Please set down all the lines beneath this one exactly, without the pictures.

- [Source data]

----------------------------------------

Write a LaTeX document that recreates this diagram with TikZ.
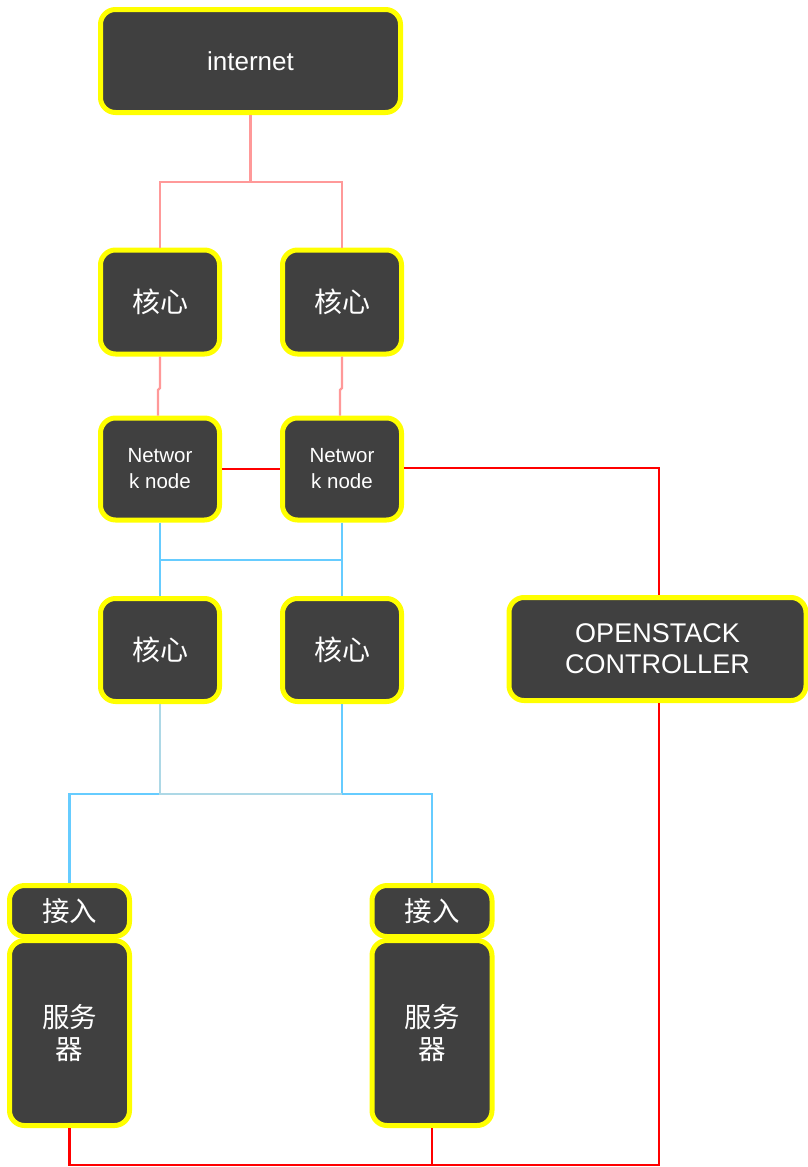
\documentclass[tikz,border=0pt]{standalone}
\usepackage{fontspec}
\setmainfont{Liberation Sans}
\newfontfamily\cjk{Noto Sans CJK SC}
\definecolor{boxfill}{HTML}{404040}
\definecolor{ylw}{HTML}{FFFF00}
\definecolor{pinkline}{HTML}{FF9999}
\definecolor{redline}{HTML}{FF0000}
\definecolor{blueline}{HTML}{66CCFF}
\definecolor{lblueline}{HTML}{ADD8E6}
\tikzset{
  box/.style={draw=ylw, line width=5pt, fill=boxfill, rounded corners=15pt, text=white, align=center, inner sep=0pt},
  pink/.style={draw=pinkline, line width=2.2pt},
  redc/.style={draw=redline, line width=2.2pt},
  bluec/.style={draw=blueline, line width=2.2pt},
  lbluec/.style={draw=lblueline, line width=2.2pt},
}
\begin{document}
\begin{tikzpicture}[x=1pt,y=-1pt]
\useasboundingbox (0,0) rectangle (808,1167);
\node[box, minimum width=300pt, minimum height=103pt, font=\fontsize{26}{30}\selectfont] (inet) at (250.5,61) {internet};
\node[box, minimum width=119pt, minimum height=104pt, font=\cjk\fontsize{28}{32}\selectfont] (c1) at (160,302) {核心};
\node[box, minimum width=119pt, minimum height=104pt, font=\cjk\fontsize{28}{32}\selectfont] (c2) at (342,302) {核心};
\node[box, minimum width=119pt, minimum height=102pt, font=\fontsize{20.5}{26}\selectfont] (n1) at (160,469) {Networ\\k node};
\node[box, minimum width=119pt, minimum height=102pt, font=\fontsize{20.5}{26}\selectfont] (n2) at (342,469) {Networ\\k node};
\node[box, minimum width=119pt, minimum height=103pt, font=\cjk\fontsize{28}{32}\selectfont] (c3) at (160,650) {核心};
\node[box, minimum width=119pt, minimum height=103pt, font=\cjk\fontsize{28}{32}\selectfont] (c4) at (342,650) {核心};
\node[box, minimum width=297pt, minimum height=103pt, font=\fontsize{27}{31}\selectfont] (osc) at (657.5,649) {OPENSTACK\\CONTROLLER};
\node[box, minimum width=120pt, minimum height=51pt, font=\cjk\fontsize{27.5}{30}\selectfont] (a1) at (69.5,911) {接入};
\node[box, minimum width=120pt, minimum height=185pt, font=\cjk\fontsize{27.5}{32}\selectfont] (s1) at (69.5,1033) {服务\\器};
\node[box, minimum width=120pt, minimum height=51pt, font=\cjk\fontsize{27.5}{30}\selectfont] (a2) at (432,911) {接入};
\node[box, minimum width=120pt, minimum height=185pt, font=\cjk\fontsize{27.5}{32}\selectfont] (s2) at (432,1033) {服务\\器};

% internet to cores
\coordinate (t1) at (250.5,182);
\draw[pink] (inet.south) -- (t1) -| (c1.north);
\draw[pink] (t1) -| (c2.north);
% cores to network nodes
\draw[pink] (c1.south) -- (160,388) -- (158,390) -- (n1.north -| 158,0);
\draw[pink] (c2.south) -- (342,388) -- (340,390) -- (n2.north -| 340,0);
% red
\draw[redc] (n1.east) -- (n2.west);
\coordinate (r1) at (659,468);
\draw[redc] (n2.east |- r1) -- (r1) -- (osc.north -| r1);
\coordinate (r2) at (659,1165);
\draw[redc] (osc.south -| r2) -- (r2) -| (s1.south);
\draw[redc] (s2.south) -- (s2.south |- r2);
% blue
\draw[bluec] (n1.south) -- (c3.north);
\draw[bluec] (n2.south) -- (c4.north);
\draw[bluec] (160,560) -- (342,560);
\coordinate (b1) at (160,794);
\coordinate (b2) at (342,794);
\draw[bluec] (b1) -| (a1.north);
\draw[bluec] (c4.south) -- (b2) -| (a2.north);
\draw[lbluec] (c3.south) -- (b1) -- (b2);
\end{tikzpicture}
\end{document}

----------------------------------------

- [Reply to the task]
Write a LaTeX document that recreates this diagram with TikZ.
\documentclass[tikz,border=0pt]{standalone}
\usepackage{fontspec}
\setmainfont{Liberation Sans}
\newfontfamily\cjk{Noto Sans CJK SC}
\definecolor{boxfill}{HTML}{404040}
\definecolor{ylw}{HTML}{FFFF00}
\definecolor{pinkline}{HTML}{FF9999}
\definecolor{redline}{HTML}{FF0000}
\definecolor{blueline}{HTML}{66CCFF}
\definecolor{lblueline}{HTML}{ADD8E6}
\tikzset{
  box/.style={draw=ylw, line width=5pt, fill=boxfill, rounded corners=15pt, text=white, align=center, inner sep=0pt},
  pink/.style={draw=pinkline, line width=2.2pt},
  redc/.style={draw=redline, line width=2.2pt},
  bluec/.style={draw=blueline, line width=2.2pt},
  lbluec/.style={draw=lblueline, line width=2.2pt},
}
\begin{document}
\begin{tikzpicture}[x=1pt,y=-1pt]
\useasboundingbox (0,0) rectangle (808,1167);
\node[box, minimum width=300pt, minimum height=103pt, font=\fontsize{26}{30}\selectfont] (inet) at (250.5,61) {internet};
\node[box, minimum width=119pt, minimum height=104pt, font=\cjk\fontsize{28}{32}\selectfont] (c1) at (160,302) {核心};
\node[box, minimum width=119pt, minimum height=104pt, font=\cjk\fontsize{28}{32}\selectfont] (c2) at (342,302) {核心};
\node[box, minimum width=119pt, minimum height=102pt, font=\fontsize{20.5}{26}\selectfont] (n1) at (160,469) {Networ\\k node};
\node[box, minimum width=119pt, minimum height=102pt, font=\fontsize{20.5}{26}\selectfont] (n2) at (342,469) {Networ\\k node};
\node[box, minimum width=119pt, minimum height=103pt, font=\cjk\fontsize{28}{32}\selectfont] (c3) at (160,650) {核心};
\node[box, minimum width=119pt, minimum height=103pt, font=\cjk\fontsize{28}{32}\selectfont] (c4) at (342,650) {核心};
\node[box, minimum width=297pt, minimum height=103pt, font=\fontsize{27}{31}\selectfont] (osc) at (657.5,649) {OPENSTACK\\CONTROLLER};
\node[box, minimum width=120pt, minimum height=51pt, font=\cjk\fontsize{27.5}{30}\selectfont] (a1) at (69.5,911) {接入};
\node[box, minimum width=120pt, minimum height=185pt, font=\cjk\fontsize{27.5}{32}\selectfont] (s1) at (69.5,1033) {服务\\器};
\node[box, minimum width=120pt, minimum height=51pt, font=\cjk\fontsize{27.5}{30}\selectfont] (a2) at (432,911) {接入};
\node[box, minimum width=120pt, minimum height=185pt, font=\cjk\fontsize{27.5}{32}\selectfont] (s2) at (432,1033) {服务\\器};

% internet to cores
\coordinate (t1) at (250.5,182);
\draw[pink] (inet.south) -- (t1) -| (c1.north);
\draw[pink] (t1) -| (c2.north);
% cores to network nodes
\draw[pink] (c1.south) -- (160,388) -- (158,390) -- (n1.north -| 158,0);
\draw[pink] (c2.south) -- (342,388) -- (340,390) -- (n2.north -| 340,0);
% red
\draw[redc] (n1.east) -- (n2.west);
\coordinate (r1) at (659,468);
\draw[redc] (n2.east |- r1) -- (r1) -- (osc.north -| r1);
\coordinate (r2) at (659,1165);
\draw[redc] (osc.south -| r2) -- (r2) -| (s1.south);
\draw[redc] (s2.south) -- (s2.south |- r2);
% blue
\draw[bluec] (n1.south) -- (c3.north);
\draw[bluec] (n2.south) -- (c4.north);
\draw[bluec] (160,560) -- (342,560);
\coordinate (b1) at (160,794);
\coordinate (b2) at (342,794);
\draw[bluec] (b1) -| (a1.north);
\draw[bluec] (c4.south) -- (b2) -| (a2.north);
\draw[lbluec] (c3.south) -- (b1) -- (b2);
\end{tikzpicture}
\end{document}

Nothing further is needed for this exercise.